Material start

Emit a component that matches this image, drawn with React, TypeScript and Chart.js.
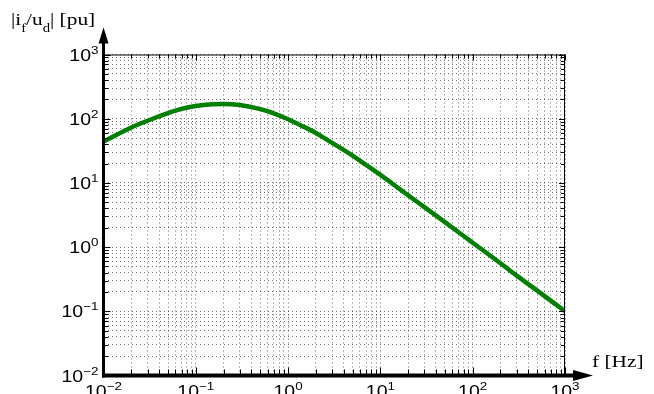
import { useEffect, useRef } from "react";
import { Chart, registerables } from "chart.js";

Chart.register(...registerables);

// Frequency response magnitude |i_f/u_d| in per-unit
const freqHz = [
  0.01, 0.02, 0.03, 0.05, 0.07, 0.1, 0.15, 0.2, 0.3, 0.5, 0.7, 1, 1.5, 2, 3,
  5, 7, 10, 20, 30, 50, 100, 200, 300, 500, 1000,
];
const magnitudePu = [
  44, 73, 93, 122, 142, 158, 168, 170, 163, 141, 121, 98, 74, 60, 42, 26.5,
  19, 13.3, 6.4, 4.2, 2.45, 1.17, 0.56, 0.36, 0.21, 0.1,
];

// Decade exponents shown on each axis
const xDecades = [-2, -1, 0, 1, 2, 3];
const yDecades = [-2, -1, 0, 1, 2, 3];
const multiples = [1, 2, 3, 4, 5, 6, 7, 8, 9];

const yTitleParts = ["|i", "f", "/u", "d", "| [pu]"];
const xTitle = "f [Hz]";

function logGrid(decades: number[]): number[] {
  const out: number[] = [];
  for (let i = 0; i < decades.length - 1; i++) {
    for (const m of multiples) out.push(+(m * Math.pow(10, decades[i])).toPrecision(6));
  }
  out.push(Math.pow(10, decades[decades.length - 1]));
  return out;
}

const xGrid = logGrid(xDecades);
const yGrid = logGrid(yDecades);

const isDecade = (v: number) => Math.abs(Math.log10(v) - Math.round(Math.log10(v))) < 1e-9;

const SANS = '"Liberation Sans", Arimo, Arial, Helvetica, sans-serif';
const SERIF = '"Liberation Serif", Tinos, "Times New Roman", Times, serif';
const STRETCH = 1.22;

type Run = { text: string; size: number; dy: number };

function runsWidth(ctx: CanvasRenderingContext2D, runs: Run[], family: string, sx: number) {
  let w = 0;
  for (const r of runs) {
    ctx.font = `${r.size}px ${family}`;
    w += ctx.measureText(r.text).width * sx;
  }
  return w;
}

function drawRuns(
  ctx: CanvasRenderingContext2D,
  runs: Run[],
  x: number,
  y: number,
  family: string,
  sx: number
) {
  let cx = x;
  for (const r of runs) {
    ctx.font = `${r.size}px ${family}`;
    ctx.save();
    ctx.translate(cx, y + r.dy);
    ctx.scale(sx, 1);
    ctx.textAlign = "left";
    ctx.textBaseline = "alphabetic";
    ctx.fillText(r.text, 0, 0);
    ctx.restore();
    cx += ctx.measureText(r.text).width * sx;
  }
}

function powerRuns(exp: number): Run[] {
  const e = exp < 0 ? "\u2212" + Math.abs(exp) : String(exp);
  return [
    { text: "10", size: 16, dy: 0 },
    { text: e, size: 11, dy: -7 },
  ];
}

const axesPlugin = {
  id: "bodeAxes",
  afterDraw(chart: Chart) {
    const { ctx, chartArea: a } = chart;
    const xs = chart.scales.x;
    const ys = chart.scales.y;
    ctx.save();
    ctx.fillStyle = "#000";
    ctx.strokeStyle = "#000";

    // thin frame on top and right
    ctx.lineWidth = 1;
    ctx.beginPath();
    ctx.moveTo(a.left, a.top + 0.5);
    ctx.lineTo(a.right, a.top + 0.5);
    ctx.moveTo(a.right - 0.5, a.top);
    ctx.lineTo(a.right - 0.5, a.bottom);
    ctx.stroke();

    // inward tick marks on all four sides
    ctx.beginPath();
    for (const v of xGrid) {
      const px = Math.round(xs.getPixelForValue(v)) + 0.5;
      const len = isDecade(v) ? 6 : 4;
      ctx.moveTo(px, a.top);
      ctx.lineTo(px, a.top + len);
      ctx.moveTo(px, a.bottom);
      ctx.lineTo(px, a.bottom - len - 2);
    }
    for (const v of yGrid) {
      const py = Math.round(ys.getPixelForValue(v)) + 0.5;
      const len = isDecade(v) ? 6 : 4;
      ctx.moveTo(a.left, py);
      ctx.lineTo(a.left + len + 1, py);
      ctx.moveTo(a.right, py);
      ctx.lineTo(a.right - len, py);
    }
    ctx.stroke();

    // heavy left and bottom axes with arrowheads
    ctx.lineWidth = 3;
    ctx.beginPath();
    ctx.moveTo(a.left, a.bottom + 2);
    ctx.lineTo(a.left, a.top - 12);
    ctx.stroke();
    ctx.lineWidth = 4;
    ctx.beginPath();
    ctx.moveTo(a.left - 1.5, a.bottom);
    ctx.lineTo(a.right + 10, a.bottom);
    ctx.stroke();

    ctx.beginPath();
    ctx.moveTo(a.left - 5, a.top - 11);
    ctx.lineTo(a.left + 5, a.top - 11);
    ctx.lineTo(a.left, a.top - 27);
    ctx.closePath();
    ctx.fill();

    ctx.beginPath();
    ctx.moveTo(a.right + 8, a.bottom - 5.5);
    ctx.lineTo(a.right + 8, a.bottom + 5.5);
    ctx.lineTo(a.right + 28, a.bottom);
    ctx.closePath();
    ctx.fill();

    // decade labels
    for (const d of yDecades) {
      const py = ys.getPixelForValue(Math.pow(10, d));
      const runs = powerRuns(d);
      const w = runsWidth(ctx, runs, SANS, STRETCH);
      drawRuns(ctx, runs, a.left - 5 - w, py + 6, SANS, STRETCH);
    }
    for (const d of xDecades) {
      const px = xs.getPixelForValue(Math.pow(10, d));
      const runs = powerRuns(d);
      const w = runsWidth(ctx, runs, SANS, STRETCH);
      drawRuns(ctx, runs, px - w / 2, a.bottom + 21, SANS, STRETCH);
    }

    // axis titles
    const yTitle: Run[] = yTitleParts.map((t, i) => ({
      text: t,
      size: i % 2 === 1 ? 12 : 17.5,
      dy: i % 2 === 1 ? 7 : 0,
    }));
    drawRuns(ctx, yTitle, 11, 25, SERIF, STRETCH);
    drawRuns(ctx, [{ text: xTitle, size: 17.5, dy: 0 }], 592, 367, SERIF, STRETCH);

    ctx.restore();
  },
};

const GRID_COLOR = "rgba(0,0,0,0.55)";

export default function App() {
  const ref = useRef<HTMLCanvasElement>(null);

  useEffect(() => {
    document.body.style.margin = "0";
    const canvas = ref.current;
    if (!canvas) return;
    const chart = new Chart(canvas, {
      type: "line",
      data: {
        datasets: [
          {
            data: freqHz.map((f, i) => ({ x: f, y: magnitudePu[i] })),
            borderColor: "#008000",
            borderWidth: 4.5,
            pointRadius: 0,
            fill: false,
            cubicInterpolationMode: "monotone",
          },
        ],
      },
      options: {
        responsive: false,
        animation: false,
        devicePixelRatio: 1,
        layout: { padding: { left: 103.5, top: 54.5, right: 89, bottom: 18.5 } },
        plugins: {
          legend: { display: false },
          tooltip: { enabled: false },
          title: { display: false },
        },
        scales: {
          x: {
            type: "logarithmic",
            min: 0.01,
            max: 1000,
            afterBuildTicks: (s: any) => {
              s.ticks = xGrid.map((v) => ({ value: v }));
            },
            ticks: { display: false },
            grid: { color: GRID_COLOR, lineWidth: 1, drawTicks: false },
            border: { display: false, dash: [1, 3] },
          },
          y: {
            type: "logarithmic",
            min: 0.01,
            max: 1000,
            afterBuildTicks: (s: any) => {
              s.ticks = yGrid.map((v) => ({ value: v }));
            },
            ticks: { display: false },
            grid: { color: GRID_COLOR, lineWidth: 1, drawTicks: false },
            border: { display: false, dash: [1, 3] },
          },
        },
      },
      plugins: [axesPlugin],
    });

    // redraw once the named fonts are ready
    let alive = true;
    Promise.all([
      document.fonts.load('17px "Liberation Serif"'),
      document.fonts.load('16px "Liberation Sans"'),
    ])
      .catch(() => undefined)
      .then(() => {
        if (alive) chart.draw();
      });

    return () => {
      alive = false;
      chart.destroy();
    };
  }, []);

  return (
    <div style={{ position: "absolute", left: 0, top: 0, width: 654, height: 394, background: "#fff" }}>
      <canvas ref={ref} width={654} height={394} style={{ display: "block" }} />
    </div>
  );
}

Material end

Repeat the lines above, starting at the first and stopping after the line that holds "Chart.register(...registerables);", with the pictures left out.

__Exercise output__:
Emit a component that matches this image, drawn with React, TypeScript and Chart.js.
import { useEffect, useRef } from "react";
import { Chart, registerables } from "chart.js";

Chart.register(...registerables);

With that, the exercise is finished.